Et in Arcadia Ego

Arcadia is not a location.
It is a cultural idea shaped through time - from antiquity to the Renaissance and into contemporary thought.

Historically, Arcadia emerged as a symbol of harmony between humanity and nature, later reinterpreted during the Renaissance as an ideal landscape of balance, simplicity, and artistic imagination.

For Frisson Endeavor, Arcadia is both origin and perspective - a living framework for rethinking how culture is produced, experienced, and shared today.

01 - LANDSCAPE OF ORIGIN

Arcadia as a landscape of origin.
A terrain where nature, mythology, and human presence are inseparable.

Here, culture is not constructed - it emerges from the relationship between land and life.

02 - ARCADIA AND THE RENAISSANCE

During the Renaissance, Arcadia became an artistic and philosophical reference point — a symbolic space of pastoral harmony and intellectual idealism.

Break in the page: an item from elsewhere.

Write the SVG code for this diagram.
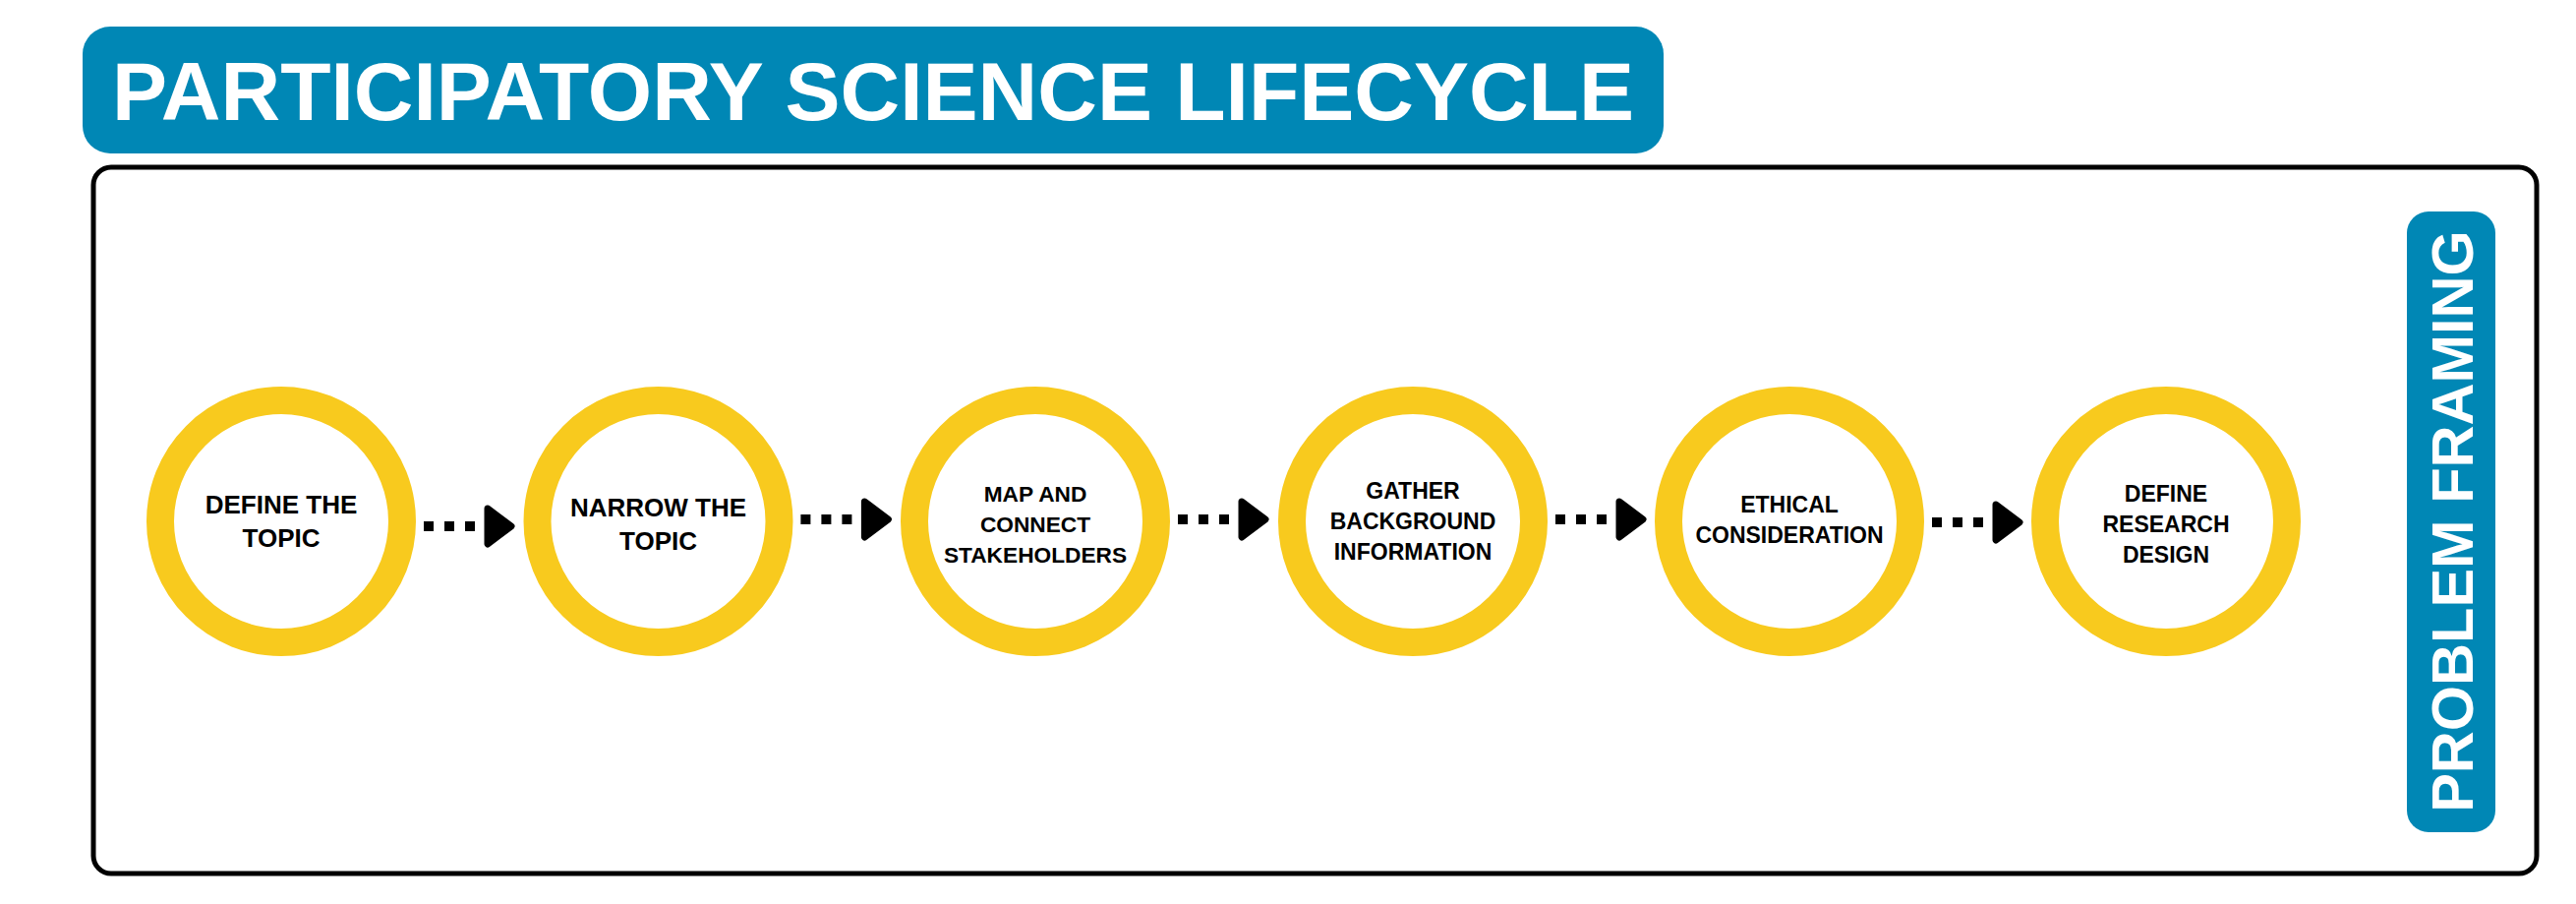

This interpretation shaped centuries of visual art, poetry, and cultural imagination across Europe.

03 - CONTEMPORARY ARCADIA

Today, Arcadia becomes a framework for contemporary cultural production.

For Frisson Endeavor, it is a living context where site-specific cultural practices, music, and spatial storytelling connect local identity with broader international dialogue.

Arcadia is not preserved. It is reactivated.